Compressive sensing (CS) reconstructs images from sub-Nyquist measurements by solving a sparsity-regularized inverse problem. Traditional CS solvers use iterative optimizers with hand crafted sparsifiers, while early data-driven methods directly learn an inverse mapping from the low-dimensional measurement space to the original image space. The latter outperforms the former, but is restrictive to a pre-defined measurement domain. More recent, deep unrolling methods combine traditional proximal gradient methods and data-driven approaches to iteratively refine an image approximation. To achieve higher accuracy, it has also been suggested to learn both the sampling matrix, and the choice of measurement vectors adaptively.
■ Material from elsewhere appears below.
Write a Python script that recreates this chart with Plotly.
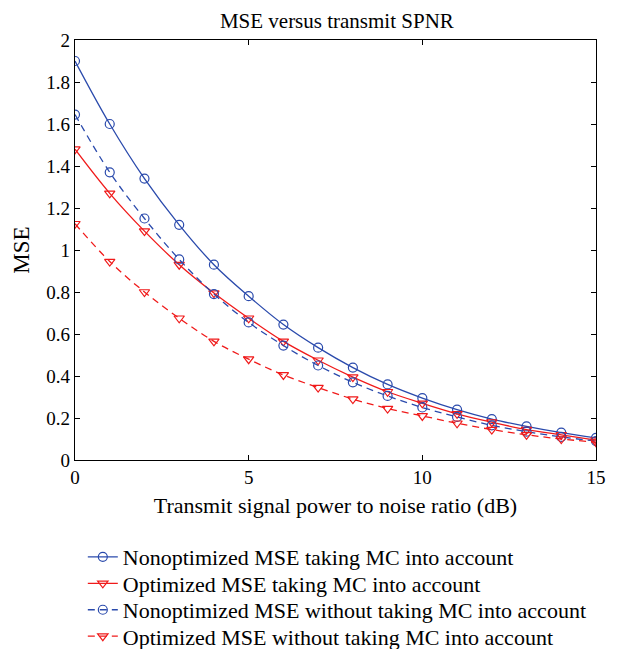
import plotly.graph_objects as go

snr_db = list(range(16))
nonopt_mc = [1.90, 1.60, 1.34, 1.12, 0.93, 0.78, 0.645, 0.535, 0.44, 0.36, 0.295, 0.24, 0.195, 0.16, 0.13, 0.105]
opt_mc = [1.48, 1.27, 1.09, 0.93, 0.795, 0.675, 0.565, 0.475, 0.395, 0.325, 0.27, 0.22, 0.18, 0.145, 0.12, 0.095]
nonopt_nomc = [1.645, 1.37, 1.15, 0.955, 0.79, 0.655, 0.545, 0.45, 0.37, 0.305, 0.25, 0.205, 0.165, 0.135, 0.11, 0.09]
opt_nomc = [1.125, 0.945, 0.80, 0.675, 0.565, 0.48, 0.405, 0.345, 0.29, 0.245, 0.21, 0.175, 0.145, 0.12, 0.10, 0.085]

names = [
    "Nonoptimized MSE taking MC into account",
    "Optimized MSE taking MC into account",
    "Nonoptimized MSE without taking MC into account",
    "Optimized MSE without taking MC into account",
]

BLUE = "#2a4aac"
RED = "#f01a1a"
FONT = "Liberation Serif"

fig = go.Figure()
series = [
    (nonopt_mc, BLUE, "solid", "circle-open"),
    (opt_mc, RED, "solid", "triangle-down-open"),
    (nonopt_nomc, BLUE, "7px,5px", "circle-open"),
    (opt_nomc, RED, "7px,5px", "triangle-down-open"),
]
legend_ids = ["legend", "legend2", "legend3", "legend4"]
for (ys, col, dash, sym), nm, lg in zip(series, names, legend_ids):
    fig.add_trace(go.Scatter(
        x=snr_db, y=ys, name=nm, mode="lines+markers", legend=lg,
        line=dict(color=col, width=1.3, dash=dash, shape="spline"),
        marker=dict(symbol=sym, size=9, color=col, line=dict(color=col, width=1.2)),
    ))

axis_common = dict(
    showline=True, linecolor="black", linewidth=1.2, mirror="ticks",
    ticks="inside", ticklen=5, tickcolor="black", showgrid=False, zeroline=False,
    tickfont=dict(family=FONT, size=19, color="black"),
)

legend_ys = [-0.231, -0.294, -0.357, -0.420]
legend_style = dict(x=0.015, xanchor="left", yanchor="middle",
                    font=dict(family=FONT, size=22, color="black"),
                    bgcolor="rgba(0,0,0,0)", itemwidth=30)
legends = {lg: dict(y=yy, **legend_style) for lg, yy in zip(legend_ids, legend_ys)}

fig.update_layout(
    width=609, height=641,
    margin=dict(l=67, r=21, t=32, b=189, autoexpand=False),
    plot_bgcolor="white", paper_bgcolor="white",
    title=dict(text="MSE versus transmit SPNR", x=0.54, xanchor="center", y=0.992, yanchor="top",
               font=dict(family=FONT, size=21, color="black")),
    xaxis=dict(range=[0, 15], tickvals=[0, 5, 10, 15],
               title=dict(text="Transmit signal power to noise ratio (dB)",
                          font=dict(family=FONT, size=22, color="black"), standoff=10),
               **axis_common),
    yaxis=dict(range=[0, 2], tickvals=[0, 0.2, 0.4, 0.6, 0.8, 1, 1.2, 1.4, 1.6, 1.8, 2],
               ticktext=["0", "0.2", "0.4", "0.6", "0.8", "1", "1.2", "1.4", "1.6", "1.8", "2"],
               title=dict(text="MSE", font=dict(family=FONT, size=23, color="black"), standoff=10),
               **axis_common),
    showlegend=True,
    **legends,
)
fig.write_html("out.html")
Contrary to the current trend, in this work we hypothesize that a general inverse mapping from a random set of compressed measurements to the image domain exists for a given measurement basis, and can be learned. Such a model is single-shot, non-restrictive and does not parametrize the sampling process. To this end, we propose MOSAIC, a novel compressive sensing framework to reconstruct images given any random selection of measurements, sampled using a fixed basis. Motivated by the uneven distribution of information across measurements, MOSAIC incorporates an embedding technique to efficiently apply attention mechanisms on an encoded sequence of measurements, while dispensing the need to use unrolled deep networks. A range of experiments validate our proposed architecture as a promising alternative for existing CS reconstruction methods, by achieving the state-of-the-art for metrics of reconstruction accuracy on standard datasets.

翻译：压缩感知（CS）通过求解稀疏正则化逆问题，从亚奈奎斯特采样测量值中重建图像。传统CS求解器采用基于迭代优化器的手工稀疏化方法，而早期数据驱动方法则直接学习从低维测量空间到原始图像空间的逆映射。后者虽优于前者，但受限于预定义的测量域。近期，深度展开方法结合传统近端梯度算法与数据驱动方法，通过迭代细化图像近似值。为提升精度，有研究进一步提出自适应学习采样矩阵与测量向量选择。与当前趋势不同，本研究假设：对于给定测量基，存在从随机压缩测量集到图像域的通用逆映射，且该映射可被学习。此模型具有单步、非限制性特点，且无需对采样过程参数化。为此，我们提出MOSAIC——一种新型压缩感知框架，可在固定基下对任意随机测量子集实现图像重建。受测量信息分布不均匀现象的启发，MOSAIC引入嵌入技术，在编码测量序列上高效应用注意力机制，同时避免使用展开式深度网络。多组实验验证了所提架构作为现有CS重建方法有力替代方案的潜力，其在标准数据集上达到了重建精度指标的最优水平。